Raw data =
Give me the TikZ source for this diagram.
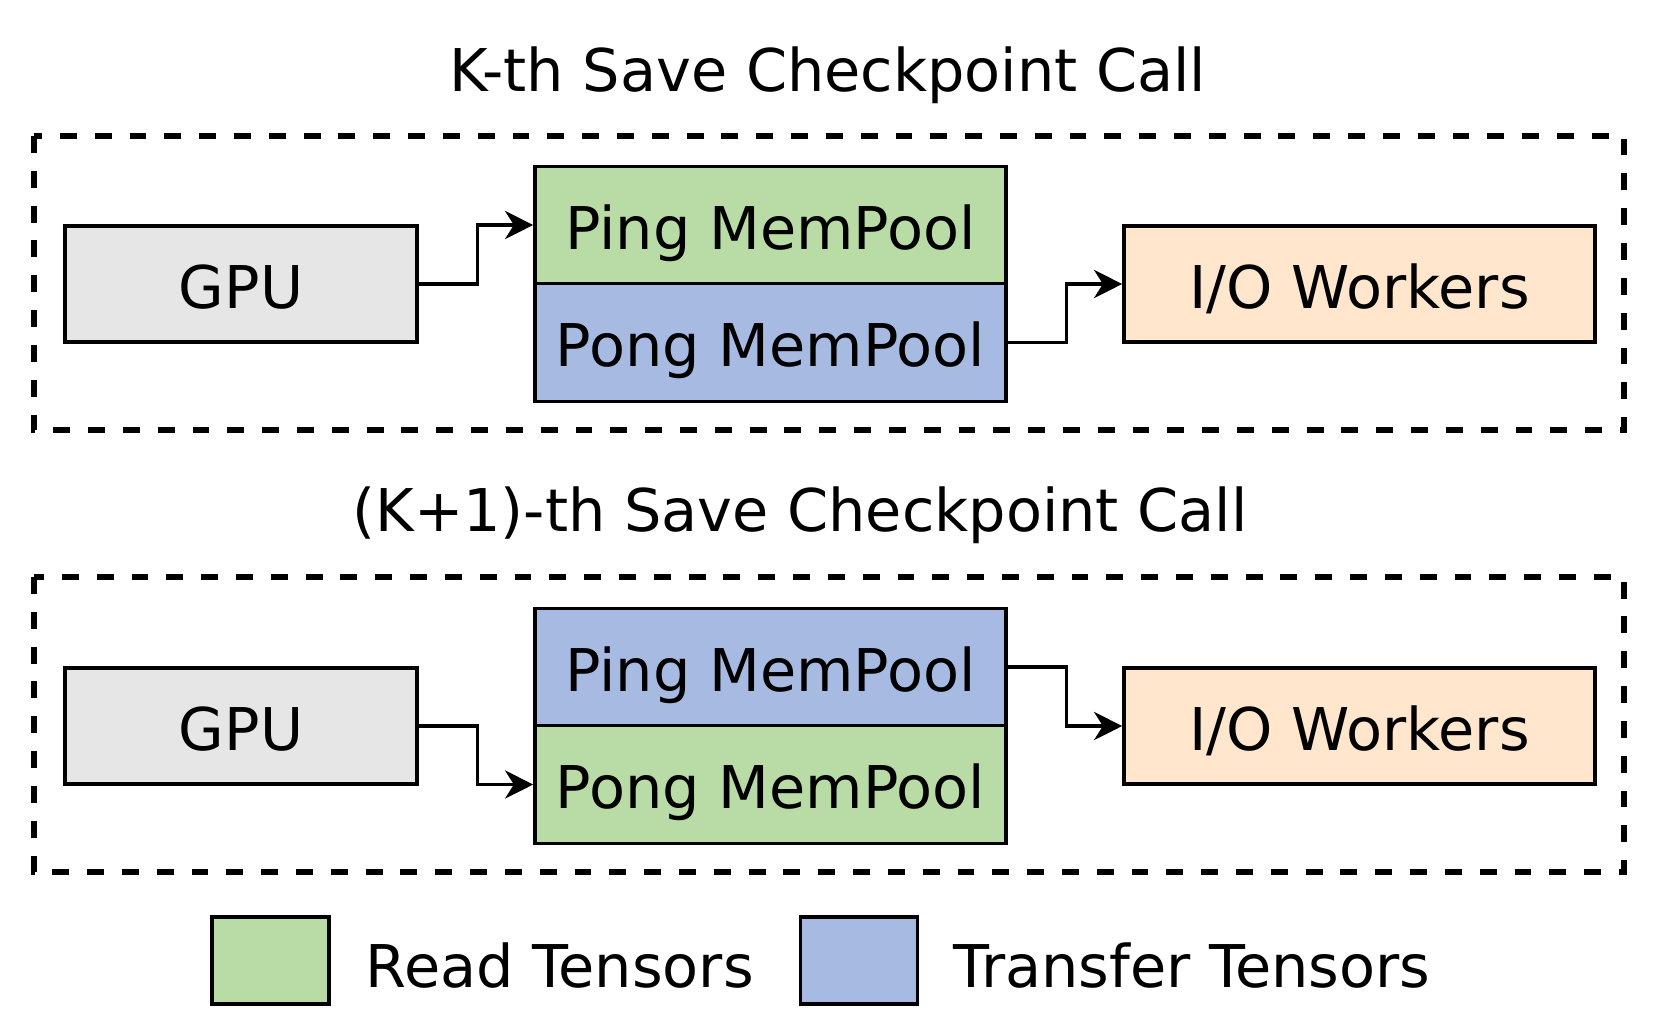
\documentclass[tikz,border=0pt]{standalone}
\usepackage{fontspec}
\setmainfont{DejaVu Sans}
\usetikzlibrary{arrows.meta}
\definecolor{gpugray}{HTML}{E6E6E6}
\definecolor{readgreen}{HTML}{B9DBA5}
\definecolor{xferblue}{HTML}{A6BAE2}
\definecolor{ioorange}{HTML}{FFE6CC}

\begin{document}
\begin{tikzpicture}[x=0.01cm, y=-0.01cm, font=\fontsize{16.75}{20}\selectfont,
    block/.style={draw, line width=0.95pt, text height=1.38em, text depth=0pt, inner sep=0pt},
    gpubox/.style={block, fill=gpugray, minimum width=3.52cm, minimum height=1.16cm},
    poolbox/.style={block, minimum width=4.71cm, minimum height=1.175cm},
    iobox/.style={block, fill=ioorange, minimum width=4.71cm, minimum height=1.16cm},
    keybox/.style={draw, line width=0.95pt, minimum width=1.17cm, minimum height=0.87cm},
    stage/.style={draw, line width=1.7pt, dash pattern=on 4.8pt off 5.1pt},
    flow/.style={line width=0.95pt, -{Stealth[length=8pt, width=8pt, inset=2.5pt]}}]
    \useasboundingbox (0,0) rectangle (1661,1030);

    \node[anchor=base] (title1) at (828,91) {K-th Save Checkpoint Call};
    \draw[stage] (34,136) rectangle (1624,430);
    \node[gpubox] (gpu1) at (241,284) {GPU};
    \node[poolbox, fill=readgreen] (ping1) at (770.5,225) {Ping MemPool};
    \node[poolbox, fill=xferblue] (pong1) at (770.5,342.5) {Pong MemPool};
    \node[iobox] (io1) at (1359.5,284) {I/O Workers};
    \draw[flow] (gpu1.east) -- ++(59,0) |- (ping1.west);
    \draw[flow] (pong1.east) -- ++(59,0) |- (io1.west);

    \node[anchor=base] (title2) at (800,531) {(K+1)-th Save Checkpoint Call};
    \draw[stage] (34,577) rectangle (1624,872);
    \node[gpubox] (gpu2) at (241,726) {GPU};
    \node[poolbox, fill=xferblue] (ping2) at (770.5,667) {Ping MemPool};
    \node[poolbox, fill=readgreen] (pong2) at (770.5,784.5) {Pong MemPool};
    \node[iobox] (io2) at (1359.5,726) {I/O Workers};
    \draw[flow] (gpu2.east) -- ++(59,0) |- (pong2.west);
    \draw[flow] (ping2.east) -- ++(59,0) |- (io2.west);

    \node[keybox, fill=readgreen] (keyread) at (270.5,960.5) {};
    \node[anchor=base west, inner sep=0pt] (labread) at (365,987) {Read Tensors};
    \node[keybox, fill=xferblue] (keyxfer) at (859,960.5) {};
    \node[anchor=base west, inner sep=0pt] (labxfer) at (953,987) {Transfer Tensors};
\end{tikzpicture}
\end{document}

What the task asks = Transcribe the full listing above exactly, with the images removed.

Written answer =
Give me the TikZ source for this diagram.
\documentclass[tikz,border=0pt]{standalone}
\usepackage{fontspec}
\setmainfont{DejaVu Sans}
\usetikzlibrary{arrows.meta}
\definecolor{gpugray}{HTML}{E6E6E6}
\definecolor{readgreen}{HTML}{B9DBA5}
\definecolor{xferblue}{HTML}{A6BAE2}
\definecolor{ioorange}{HTML}{FFE6CC}

\begin{document}
\begin{tikzpicture}[x=0.01cm, y=-0.01cm, font=\fontsize{16.75}{20}\selectfont,
    block/.style={draw, line width=0.95pt, text height=1.38em, text depth=0pt, inner sep=0pt},
    gpubox/.style={block, fill=gpugray, minimum width=3.52cm, minimum height=1.16cm},
    poolbox/.style={block, minimum width=4.71cm, minimum height=1.175cm},
    iobox/.style={block, fill=ioorange, minimum width=4.71cm, minimum height=1.16cm},
    keybox/.style={draw, line width=0.95pt, minimum width=1.17cm, minimum height=0.87cm},
    stage/.style={draw, line width=1.7pt, dash pattern=on 4.8pt off 5.1pt},
    flow/.style={line width=0.95pt, -{Stealth[length=8pt, width=8pt, inset=2.5pt]}}]
    \useasboundingbox (0,0) rectangle (1661,1030);

    \node[anchor=base] (title1) at (828,91) {K-th Save Checkpoint Call};
    \draw[stage] (34,136) rectangle (1624,430);
    \node[gpubox] (gpu1) at (241,284) {GPU};
    \node[poolbox, fill=readgreen] (ping1) at (770.5,225) {Ping MemPool};
    \node[poolbox, fill=xferblue] (pong1) at (770.5,342.5) {Pong MemPool};
    \node[iobox] (io1) at (1359.5,284) {I/O Workers};
    \draw[flow] (gpu1.east) -- ++(59,0) |- (ping1.west);
    \draw[flow] (pong1.east) -- ++(59,0) |- (io1.west);

    \node[anchor=base] (title2) at (800,531) {(K+1)-th Save Checkpoint Call};
    \draw[stage] (34,577) rectangle (1624,872);
    \node[gpubox] (gpu2) at (241,726) {GPU};
    \node[poolbox, fill=xferblue] (ping2) at (770.5,667) {Ping MemPool};
    \node[poolbox, fill=readgreen] (pong2) at (770.5,784.5) {Pong MemPool};
    \node[iobox] (io2) at (1359.5,726) {I/O Workers};
    \draw[flow] (gpu2.east) -- ++(59,0) |- (pong2.west);
    \draw[flow] (ping2.east) -- ++(59,0) |- (io2.west);

    \node[keybox, fill=readgreen] (keyread) at (270.5,960.5) {};
    \node[anchor=base west, inner sep=0pt] (labread) at (365,987) {Read Tensors};
    \node[keybox, fill=xferblue] (keyxfer) at (859,960.5) {};
    \node[anchor=base west, inner sep=0pt] (labxfer) at (953,987) {Transfer Tensors};
\end{tikzpicture}
\end{document}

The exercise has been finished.